▶ **What to work on**
Exclude the pictures, then copy all remaining records exactly.

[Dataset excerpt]
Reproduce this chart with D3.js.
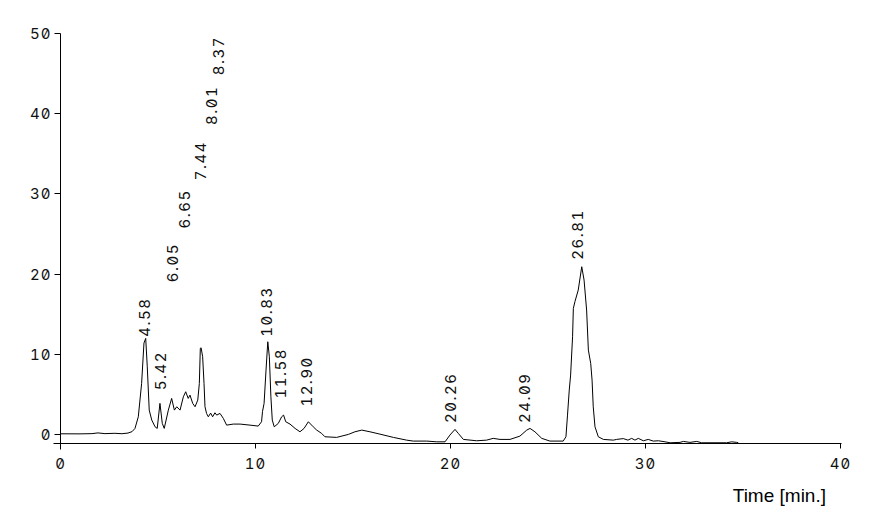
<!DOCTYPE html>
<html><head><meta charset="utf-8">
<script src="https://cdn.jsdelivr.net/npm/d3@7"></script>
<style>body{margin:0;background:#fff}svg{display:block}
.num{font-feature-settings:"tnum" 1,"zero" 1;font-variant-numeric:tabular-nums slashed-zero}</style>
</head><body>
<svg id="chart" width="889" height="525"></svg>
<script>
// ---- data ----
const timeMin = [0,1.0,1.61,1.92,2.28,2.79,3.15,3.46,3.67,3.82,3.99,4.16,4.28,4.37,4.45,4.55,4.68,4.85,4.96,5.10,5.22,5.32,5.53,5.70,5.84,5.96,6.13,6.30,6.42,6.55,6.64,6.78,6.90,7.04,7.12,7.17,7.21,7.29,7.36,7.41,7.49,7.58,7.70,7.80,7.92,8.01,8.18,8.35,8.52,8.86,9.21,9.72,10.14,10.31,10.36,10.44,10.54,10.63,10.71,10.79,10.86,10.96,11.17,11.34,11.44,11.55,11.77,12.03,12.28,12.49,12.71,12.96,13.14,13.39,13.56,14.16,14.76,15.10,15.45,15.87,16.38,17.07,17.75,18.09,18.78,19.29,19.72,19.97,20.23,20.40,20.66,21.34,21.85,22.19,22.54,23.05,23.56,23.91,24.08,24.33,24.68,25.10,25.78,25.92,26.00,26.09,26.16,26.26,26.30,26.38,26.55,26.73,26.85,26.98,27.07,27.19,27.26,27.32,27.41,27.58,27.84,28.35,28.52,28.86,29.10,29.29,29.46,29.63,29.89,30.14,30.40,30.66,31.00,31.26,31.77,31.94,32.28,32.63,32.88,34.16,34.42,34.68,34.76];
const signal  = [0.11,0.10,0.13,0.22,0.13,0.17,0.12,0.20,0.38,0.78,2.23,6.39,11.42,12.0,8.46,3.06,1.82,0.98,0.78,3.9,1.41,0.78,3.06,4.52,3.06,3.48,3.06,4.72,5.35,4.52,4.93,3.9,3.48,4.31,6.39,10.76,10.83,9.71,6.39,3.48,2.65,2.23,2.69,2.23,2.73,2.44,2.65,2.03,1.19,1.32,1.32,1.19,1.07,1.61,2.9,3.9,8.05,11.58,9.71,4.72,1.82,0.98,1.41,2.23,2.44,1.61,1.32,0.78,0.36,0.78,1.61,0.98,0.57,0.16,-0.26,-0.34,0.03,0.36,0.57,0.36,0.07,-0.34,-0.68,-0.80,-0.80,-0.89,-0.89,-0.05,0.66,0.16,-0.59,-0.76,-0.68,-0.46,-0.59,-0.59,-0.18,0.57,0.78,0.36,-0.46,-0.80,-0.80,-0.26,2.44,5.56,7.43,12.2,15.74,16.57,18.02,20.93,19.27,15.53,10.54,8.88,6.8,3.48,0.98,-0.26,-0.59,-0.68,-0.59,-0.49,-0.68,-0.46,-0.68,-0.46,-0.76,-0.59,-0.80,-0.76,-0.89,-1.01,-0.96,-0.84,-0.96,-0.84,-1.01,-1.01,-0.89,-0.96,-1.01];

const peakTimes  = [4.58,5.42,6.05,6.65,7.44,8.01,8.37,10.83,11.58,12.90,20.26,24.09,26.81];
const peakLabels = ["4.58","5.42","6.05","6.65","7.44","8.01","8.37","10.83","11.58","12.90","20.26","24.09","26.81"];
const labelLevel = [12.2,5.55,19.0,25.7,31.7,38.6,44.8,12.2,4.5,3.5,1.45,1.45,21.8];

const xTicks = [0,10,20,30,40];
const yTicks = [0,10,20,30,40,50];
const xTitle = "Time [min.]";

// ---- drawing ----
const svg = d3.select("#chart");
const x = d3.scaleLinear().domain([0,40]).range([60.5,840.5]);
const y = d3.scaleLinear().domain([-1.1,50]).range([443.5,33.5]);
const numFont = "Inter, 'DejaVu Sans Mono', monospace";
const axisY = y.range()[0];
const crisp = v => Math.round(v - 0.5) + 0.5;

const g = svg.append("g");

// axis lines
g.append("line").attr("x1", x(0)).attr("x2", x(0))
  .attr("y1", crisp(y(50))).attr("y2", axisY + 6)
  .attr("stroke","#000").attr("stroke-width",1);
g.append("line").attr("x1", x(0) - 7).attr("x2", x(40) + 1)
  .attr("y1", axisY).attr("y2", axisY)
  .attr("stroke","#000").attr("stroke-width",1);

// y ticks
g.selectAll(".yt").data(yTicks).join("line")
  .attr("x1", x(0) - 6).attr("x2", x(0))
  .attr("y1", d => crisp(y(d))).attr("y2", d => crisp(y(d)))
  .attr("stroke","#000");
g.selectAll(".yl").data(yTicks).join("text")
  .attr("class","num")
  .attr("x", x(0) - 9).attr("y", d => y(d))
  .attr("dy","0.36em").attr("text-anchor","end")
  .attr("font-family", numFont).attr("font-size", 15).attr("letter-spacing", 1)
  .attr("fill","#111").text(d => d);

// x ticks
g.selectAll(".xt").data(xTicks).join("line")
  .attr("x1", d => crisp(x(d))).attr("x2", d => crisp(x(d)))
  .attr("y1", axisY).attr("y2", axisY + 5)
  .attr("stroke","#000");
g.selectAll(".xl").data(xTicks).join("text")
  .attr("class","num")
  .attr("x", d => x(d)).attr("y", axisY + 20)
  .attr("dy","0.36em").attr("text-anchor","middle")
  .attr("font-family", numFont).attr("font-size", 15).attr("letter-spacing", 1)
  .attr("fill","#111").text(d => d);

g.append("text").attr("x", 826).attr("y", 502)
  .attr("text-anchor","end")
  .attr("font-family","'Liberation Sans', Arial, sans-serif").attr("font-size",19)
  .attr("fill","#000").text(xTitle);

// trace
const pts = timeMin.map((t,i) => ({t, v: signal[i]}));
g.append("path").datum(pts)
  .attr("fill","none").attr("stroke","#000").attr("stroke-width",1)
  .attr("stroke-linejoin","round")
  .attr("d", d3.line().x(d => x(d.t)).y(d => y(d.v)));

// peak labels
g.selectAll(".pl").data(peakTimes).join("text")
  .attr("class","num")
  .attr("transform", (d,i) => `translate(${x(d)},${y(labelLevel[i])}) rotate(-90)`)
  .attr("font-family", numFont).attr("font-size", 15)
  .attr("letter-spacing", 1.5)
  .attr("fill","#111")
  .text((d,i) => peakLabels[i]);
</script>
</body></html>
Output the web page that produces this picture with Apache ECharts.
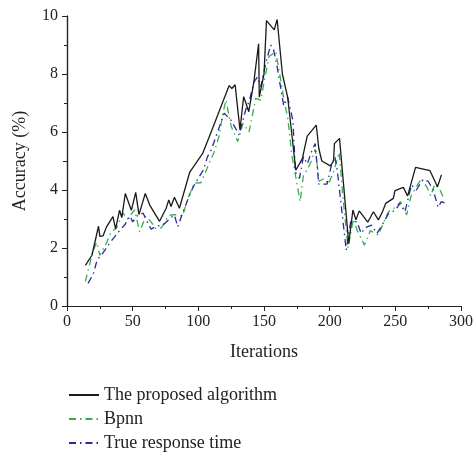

▶ **Task result**
Reproduce this chart with D3.js.
<!DOCTYPE html>
<html><head><meta charset="utf-8">
<script src="https://cdn.jsdelivr.net/npm/d3@7"></script>
<style>body{margin:0;background:#fff}svg{display:block}
.num{font-feature-settings:"tnum" 1,"zero" 1;font-variant-numeric:tabular-nums slashed-zero}</style>
</head><body>
<svg id="chart" width="889" height="525"></svg>
<script>
// ---- data ----
const timeMin = [0,1.0,1.61,1.92,2.28,2.79,3.15,3.46,3.67,3.82,3.99,4.16,4.28,4.37,4.45,4.55,4.68,4.85,4.96,5.10,5.22,5.32,5.53,5.70,5.84,5.96,6.13,6.30,6.42,6.55,6.64,6.78,6.90,7.04,7.12,7.17,7.21,7.29,7.36,7.41,7.49,7.58,7.70,7.80,7.92,8.01,8.18,8.35,8.52,8.86,9.21,9.72,10.14,10.31,10.36,10.44,10.54,10.63,10.71,10.79,10.86,10.96,11.17,11.34,11.44,11.55,11.77,12.03,12.28,12.49,12.71,12.96,13.14,13.39,13.56,14.16,14.76,15.10,15.45,15.87,16.38,17.07,17.75,18.09,18.78,19.29,19.72,19.97,20.23,20.40,20.66,21.34,21.85,22.19,22.54,23.05,23.56,23.91,24.08,24.33,24.68,25.10,25.78,25.92,26.00,26.09,26.16,26.26,26.30,26.38,26.55,26.73,26.85,26.98,27.07,27.19,27.26,27.32,27.41,27.58,27.84,28.35,28.52,28.86,29.10,29.29,29.46,29.63,29.89,30.14,30.40,30.66,31.00,31.26,31.77,31.94,32.28,32.63,32.88,34.16,34.42,34.68,34.76];
const signal  = [0.11,0.10,0.13,0.22,0.13,0.17,0.12,0.20,0.38,0.78,2.23,6.39,11.42,12.0,8.46,3.06,1.82,0.98,0.78,3.9,1.41,0.78,3.06,4.52,3.06,3.48,3.06,4.72,5.35,4.52,4.93,3.9,3.48,4.31,6.39,10.76,10.83,9.71,6.39,3.48,2.65,2.23,2.69,2.23,2.73,2.44,2.65,2.03,1.19,1.32,1.32,1.19,1.07,1.61,2.9,3.9,8.05,11.58,9.71,4.72,1.82,0.98,1.41,2.23,2.44,1.61,1.32,0.78,0.36,0.78,1.61,0.98,0.57,0.16,-0.26,-0.34,0.03,0.36,0.57,0.36,0.07,-0.34,-0.68,-0.80,-0.80,-0.89,-0.89,-0.05,0.66,0.16,-0.59,-0.76,-0.68,-0.46,-0.59,-0.59,-0.18,0.57,0.78,0.36,-0.46,-0.80,-0.80,-0.26,2.44,5.56,7.43,12.2,15.74,16.57,18.02,20.93,19.27,15.53,10.54,8.88,6.8,3.48,0.98,-0.26,-0.59,-0.68,-0.59,-0.49,-0.68,-0.46,-0.68,-0.46,-0.76,-0.59,-0.80,-0.76,-0.89,-1.01,-0.96,-0.84,-0.96,-0.84,-1.01,-1.01,-0.89,-0.96,-1.01];

const peakTimes  = [4.58,5.42,6.05,6.65,7.44,8.01,8.37,10.83,11.58,12.90,20.26,24.09,26.81];
const peakLabels = ["4.58","5.42","6.05","6.65","7.44","8.01","8.37","10.83","11.58","12.90","20.26","24.09","26.81"];
const labelLevel = [12.2,5.55,19.0,25.7,31.7,38.6,44.8,12.2,4.5,3.5,1.45,1.45,21.8];

const xTicks = [0,10,20,30,40];
const yTicks = [0,10,20,30,40,50];
const xTitle = "Time [min.]";

// ---- drawing ----
const svg = d3.select("#chart");
const x = d3.scaleLinear().domain([0,40]).range([60.5,840.5]);
const y = d3.scaleLinear().domain([-1.1,50]).range([443.5,33.5]);
const numFont = "Inter, 'DejaVu Sans Mono', monospace";
const axisY = y.range()[0];
const crisp = v => Math.round(v - 0.5) + 0.5;

const g = svg.append("g");

// axis lines
g.append("line").attr("x1", x(0)).attr("x2", x(0))
  .attr("y1", crisp(y(50))).attr("y2", axisY + 6)
  .attr("stroke","#000").attr("stroke-width",1);
g.append("line").attr("x1", x(0) - 7).attr("x2", x(40) + 1)
  .attr("y1", axisY).attr("y2", axisY)
  .attr("stroke","#000").attr("stroke-width",1);

// y ticks
g.selectAll(".yt").data(yTicks).join("line")
  .attr("x1", x(0) - 6).attr("x2", x(0))
  .attr("y1", d => crisp(y(d))).attr("y2", d => crisp(y(d)))
  .attr("stroke","#000");
g.selectAll(".yl").data(yTicks).join("text")
  .attr("class","num")
  .attr("x", x(0) - 9).attr("y", d => y(d))
  .attr("dy","0.36em").attr("text-anchor","end")
  .attr("font-family", numFont).attr("font-size", 15).attr("letter-spacing", 1)
  .attr("fill","#111").text(d => d);

// x ticks
g.selectAll(".xt").data(xTicks).join("line")
  .attr("x1", d => crisp(x(d))).attr("x2", d => crisp(x(d)))
  .attr("y1", axisY).attr("y2", axisY + 5)
  .attr("stroke","#000");
g.selectAll(".xl").data(xTicks).join("text")
  .attr("class","num")
  .attr("x", d => x(d)).attr("y", axisY + 20)
  .attr("dy","0.36em").attr("text-anchor","middle")
  .attr("font-family", numFont).attr("font-size", 15).attr("letter-spacing", 1)
  .attr("fill","#111").text(d => d);

g.append("text").attr("x", 826).attr("y", 502)
  .attr("text-anchor","end")
  .attr("font-family","'Liberation Sans', Arial, sans-serif").attr("font-size",19)
  .attr("fill","#000").text(xTitle);

// trace
const pts = timeMin.map((t,i) => ({t, v: signal[i]}));
g.append("path").datum(pts)
  .attr("fill","none").attr("stroke","#000").attr("stroke-width",1)
  .attr("stroke-linejoin","round")
  .attr("d", d3.line().x(d => x(d.t)).y(d => y(d.v)));

// peak labels
g.selectAll(".pl").data(peakTimes).join("text")
  .attr("class","num")
  .attr("transform", (d,i) => `translate(${x(d)},${y(labelLevel[i])}) rotate(-90)`)
  .attr("font-family", numFont).attr("font-size", 15)
  .attr("letter-spacing", 1.5)
  .attr("fill","#111")
  .text((d,i) => peakLabels[i]);
</script>
</body></html>
Output the web page that produces this picture with Apache ECharts.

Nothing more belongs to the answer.